The discussion is all part of the attempt to solve the mystery, and it works well with Sumireko’s more analog approach. While Adashino is pursuing the academic question of Hong Yi Xiao Nü Gui’s origins, Sumireko is at the library, doing good old-fashioned detective work – looking up missing persons cases and compiling her own database of local stories likely overlooked by the national news. She finds that Tomoko isn’t the first person to vanish in the rain. Over the years, there’s been a strange version of what Adashino terms a baton pass: someone goes missing, and the dead body of a previously missing person is found. The corpses are implied to be found in remote locations, like the urban, not-quite-legend of an eighty-year-old woman vacationing in Taiwan who went missing and was later found in a cave she shouldn’t have been able to access. She was found alive, which may have broken the chain in Taiwan; all we know about her is her age and that she was a tourist. If she was a Japanese tourist, we may have a plausible way for Hong Yi Xiao Nü Gui to jump to another country.
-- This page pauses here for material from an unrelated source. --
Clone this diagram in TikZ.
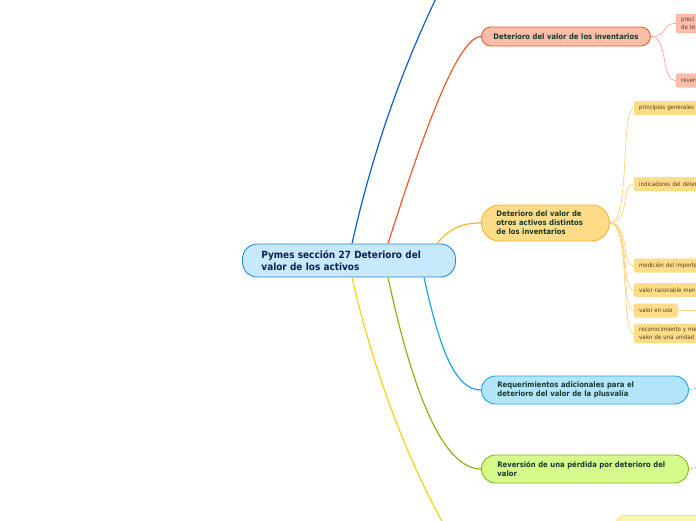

We don’t know who took Tomoko, but the name makes a convenient placeholder while Adashino and Sumireko try to figure out what’s happening. Oto doesn’t seem to care who the culprit is and whether or not they’re a Curiosity, though. She wants to find Tomoko, feeling, perhaps, like it’s her duty as someone who was very nearly taken herself. She will continue searching to see whether her brother will allow her to. Sumireko helps her to a degree, putting her in contact with Shizuku, but I don’t think either adult is aware of the degree to which Oto is willing to go. Perhaps they’re just not cognizant of how much pain she carries with her. She remarks to Shizuku that after Adashino saved her, they became lost, wandering in a featureless world before they ended up in the abandoned station. Oto may see that as her fault that in coming to rescue her, Adashino got stuck. She may see Tomoko as her chance for redemption: if she can find her and bring her back, she can forgive herself for getting her brother lost.
As for where they were lost, I’m still assuming that it was the banks of the Sanzu River. The more we see of their home, the more I question it being part of the real world, or at least the present-day version of it. What we glimpsed this week made me think it might be an old station used as a bomb shelter during the Second World War; why else would it have so many beds and lockers? It reminds me a bit of the old World War Two shelter I saw in Napoli, built in an ancient tunnel system, or photos from the London Underground in the same time.
Wherever they’re from, it seems like at least one dead girl wants to ensure that Oto joins her. This week’s cliffhanger marks the first time I feel anxious to continue this series. Since this episode also includes one of my least favorite tropes – flipping up a girl’s skirt and commenting on the color of her underwear – that’s really saying something.